_Set exercise_
Repeat the material verbatim and drop the pictures.

_Material provided_
.....

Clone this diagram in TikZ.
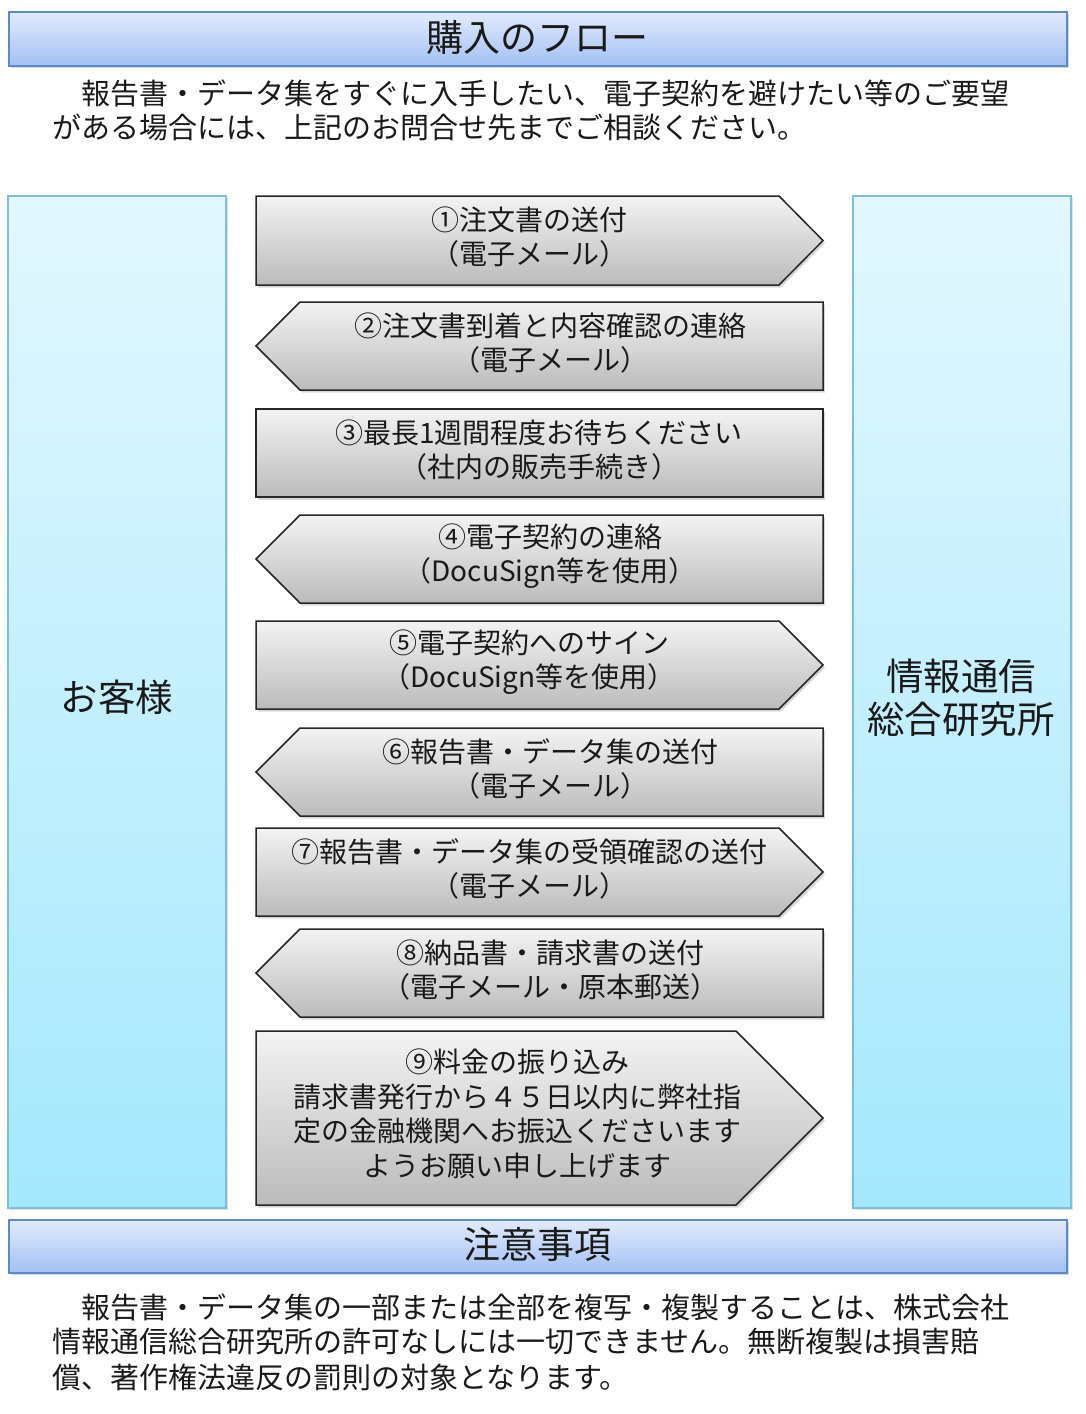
\documentclass[tikz,border=0pt]{standalone}
\usepackage{fontspec}
\setmainfont{Noto Sans CJK JP}
\usetikzlibrary{shadows}
\definecolor{hdtop}{HTML}{E2EBFC}
\definecolor{hdbot}{HTML}{A2C0F4}
\definecolor{hdline}{HTML}{5A8AC8}
\definecolor{sdtop}{HTML}{E2F7FE}
\definecolor{sdbot}{HTML}{A5E8FD}
\definecolor{sdline}{HTML}{7BBFD8}
\definecolor{artop}{HTML}{F3F3F3}
\definecolor{arbot}{HTML}{BBBBBB}
\definecolor{txt}{HTML}{1A1A1A}
\tikzset{
  headbox/.style={top color=hdtop, bottom color=hdbot, draw=hdline, line width=1.2pt,
    drop shadow={opacity=0.3, shadow xshift=1.5pt, shadow yshift=-2pt}},
  sidebox/.style={top color=sdtop, bottom color=sdbot, draw=sdline, line width=1.2pt,
    drop shadow={opacity=0.25, shadow xshift=1.5pt, shadow yshift=-2pt}},
  arrowbox/.style={top color=artop, bottom color=arbot, draw=black!85, line width=1.5pt,
    line join=miter, drop shadow={opacity=0.3, shadow xshift=2pt, shadow yshift=-2.5pt}},
  titletext/.style={font=\fontsize{37}{40}\selectfont, text=txt, inner sep=0pt},
  bodytext/.style={font=\fontsize{29}{35}\selectfont, text=txt, inner sep=0pt, anchor=west},
  arrowtext/.style={font=\fontsize{28}{34.5}\selectfont, text=txt, inner sep=0pt, align=center},
  sidetext/.style={font=\fontsize{37.5}{43}\selectfont, text=txt, inner sep=0pt, align=center},
}
\newcommand\rightarr[3]{% top, bottom, tip start
  \path[arrowbox] (256,#1) -- (#3,#1) -- (823,{(#1+#2)/2}) -- (#3,#2) -- (256,#2) -- cycle;}
\newcommand\leftarr[2]{% top, bottom
  \path[arrowbox] (256,{(#1+#2)/2}) -- ({256+(#2-#1)/2},#1) -- (823,#1) -- (823,#2) -- ({256+(#2-#1)/2},#2) -- cycle;}
\begin{document}
\begin{tikzpicture}[x=1pt,y=-1pt]
\useasboundingbox (0,0) rectangle (1085,1414);
\fill[white] (0,0) rectangle (1085,1414);
% header
\path[headbox] (9,12) rectangle (1067,66);
\node[titletext] (title) at (537,37) {購入のフロー};
\node[bodytext] (intro1) at (52,93) {　報告書・データ集をすぐに入手したい、電子契約を避けたい等のご要望};
\node[bodytext] (intro2) at (52,127) {がある場合には、上記のお問合せ先までご相談ください。};
% side boxes
\path[sidebox] (8,196) rectangle (226,1208);
\path[sidebox] (853,196) rectangle (1071,1208);
\node[sidetext] (cust) at (117,697) {お客様};
\node[sidetext] (icr) at (961,698) {情報通信\\総合研究所};
% arrows
\rightarr{196}{285}{779}
\node[arrowtext] (a1) at (529,237) {①注文書の送付\\（電子メール）};
\leftarr{302}{390}
\node[arrowtext] (a2) at (550,343) {②注文書到着と内容確認の連絡\\（電子メール）};
\path[arrowbox] (256,409) rectangle (823,497);
\node[arrowtext] (a3) at (539,450) {③最長1週間程度お待ちください\\（社内の販売手続き）};
\leftarr{515}{603}
\node[arrowtext] (a4) at (550,556) {④電子契約の連絡\\（DocuSign等を使用）};
\rightarr{621}{709}{779}
\node[arrowtext] (a5) at (529,662) {⑤電子契約へのサイン\\（DocuSign等を使用）};
\leftarr{728}{816}
\node[arrowtext] (a6) at (550,769) {⑥報告書・データ集の送付\\（電子メール）};
\rightarr{828}{916}{779}
\node[arrowtext] (a7) at (529,869) {⑦報告書・データ集の受領確認の送付\\（電子メール）};
\leftarr{929}{1017}
\node[arrowtext] (a8) at (550,970) {⑧納品書・請求書の送付\\（電子メール・原本郵送）};
\rightarr{1031}{1205}{736}
\node[arrowtext] (a9) at (517,1114) {⑨料金の振り込み\\請求書発行から４５日以内に弊社指\\定の金融機関へお振込くださいます\\ようお願い申し上げます};
% footer
\path[headbox] (9,1220) rectangle (1067,1273);
\node[titletext] (note) at (537,1244) {注意事項};
\node[bodytext] (f1) at (52,1307) {　報告書・データ集の一部または全部を複写・複製することは、株式会社};
\node[bodytext] (f2) at (52,1342) {情報通信総合研究所の許可なしには一切できません。無断複製は損害賠};
\node[bodytext] (f3) at (52,1377) {償、著作権法違反の罰則の対象となります。};
\end{tikzpicture}
\end{document}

.....

_Complete output_
Clone this diagram in TikZ.
\documentclass[tikz,border=0pt]{standalone}
\usepackage{fontspec}
\setmainfont{Noto Sans CJK JP}
\usetikzlibrary{shadows}
\definecolor{hdtop}{HTML}{E2EBFC}
\definecolor{hdbot}{HTML}{A2C0F4}
\definecolor{hdline}{HTML}{5A8AC8}
\definecolor{sdtop}{HTML}{E2F7FE}
\definecolor{sdbot}{HTML}{A5E8FD}
\definecolor{sdline}{HTML}{7BBFD8}
\definecolor{artop}{HTML}{F3F3F3}
\definecolor{arbot}{HTML}{BBBBBB}
\definecolor{txt}{HTML}{1A1A1A}
\tikzset{
  headbox/.style={top color=hdtop, bottom color=hdbot, draw=hdline, line width=1.2pt,
    drop shadow={opacity=0.3, shadow xshift=1.5pt, shadow yshift=-2pt}},
  sidebox/.style={top color=sdtop, bottom color=sdbot, draw=sdline, line width=1.2pt,
    drop shadow={opacity=0.25, shadow xshift=1.5pt, shadow yshift=-2pt}},
  arrowbox/.style={top color=artop, bottom color=arbot, draw=black!85, line width=1.5pt,
    line join=miter, drop shadow={opacity=0.3, shadow xshift=2pt, shadow yshift=-2.5pt}},
  titletext/.style={font=\fontsize{37}{40}\selectfont, text=txt, inner sep=0pt},
  bodytext/.style={font=\fontsize{29}{35}\selectfont, text=txt, inner sep=0pt, anchor=west},
  arrowtext/.style={font=\fontsize{28}{34.5}\selectfont, text=txt, inner sep=0pt, align=center},
  sidetext/.style={font=\fontsize{37.5}{43}\selectfont, text=txt, inner sep=0pt, align=center},
}
\newcommand\rightarr[3]{% top, bottom, tip start
  \path[arrowbox] (256,#1) -- (#3,#1) -- (823,{(#1+#2)/2}) -- (#3,#2) -- (256,#2) -- cycle;}
\newcommand\leftarr[2]{% top, bottom
  \path[arrowbox] (256,{(#1+#2)/2}) -- ({256+(#2-#1)/2},#1) -- (823,#1) -- (823,#2) -- ({256+(#2-#1)/2},#2) -- cycle;}
\begin{document}
\begin{tikzpicture}[x=1pt,y=-1pt]
\useasboundingbox (0,0) rectangle (1085,1414);
\fill[white] (0,0) rectangle (1085,1414);
% header
\path[headbox] (9,12) rectangle (1067,66);
\node[titletext] (title) at (537,37) {購入のフロー};
\node[bodytext] (intro1) at (52,93) {　報告書・データ集をすぐに入手したい、電子契約を避けたい等のご要望};
\node[bodytext] (intro2) at (52,127) {がある場合には、上記のお問合せ先までご相談ください。};
% side boxes
\path[sidebox] (8,196) rectangle (226,1208);
\path[sidebox] (853,196) rectangle (1071,1208);
\node[sidetext] (cust) at (117,697) {お客様};
\node[sidetext] (icr) at (961,698) {情報通信\\総合研究所};
% arrows
\rightarr{196}{285}{779}
\node[arrowtext] (a1) at (529,237) {①注文書の送付\\（電子メール）};
\leftarr{302}{390}
\node[arrowtext] (a2) at (550,343) {②注文書到着と内容確認の連絡\\（電子メール）};
\path[arrowbox] (256,409) rectangle (823,497);
\node[arrowtext] (a3) at (539,450) {③最長1週間程度お待ちください\\（社内の販売手続き）};
\leftarr{515}{603}
\node[arrowtext] (a4) at (550,556) {④電子契約の連絡\\（DocuSign等を使用）};
\rightarr{621}{709}{779}
\node[arrowtext] (a5) at (529,662) {⑤電子契約へのサイン\\（DocuSign等を使用）};
\leftarr{728}{816}
\node[arrowtext] (a6) at (550,769) {⑥報告書・データ集の送付\\（電子メール）};
\rightarr{828}{916}{779}
\node[arrowtext] (a7) at (529,869) {⑦報告書・データ集の受領確認の送付\\（電子メール）};
\leftarr{929}{1017}
\node[arrowtext] (a8) at (550,970) {⑧納品書・請求書の送付\\（電子メール・原本郵送）};
\rightarr{1031}{1205}{736}
\node[arrowtext] (a9) at (517,1114) {⑨料金の振り込み\\請求書発行から４５日以内に弊社指\\定の金融機関へお振込くださいます\\ようお願い申し上げます};
% footer
\path[headbox] (9,1220) rectangle (1067,1273);
\node[titletext] (note) at (537,1244) {注意事項};
\node[bodytext] (f1) at (52,1307) {　報告書・データ集の一部または全部を複写・複製することは、株式会社};
\node[bodytext] (f2) at (52,1342) {情報通信総合研究所の許可なしには一切できません。無断複製は損害賠};
\node[bodytext] (f3) at (52,1377) {償、著作権法違反の罰則の対象となります。};
\end{tikzpicture}
\end{document}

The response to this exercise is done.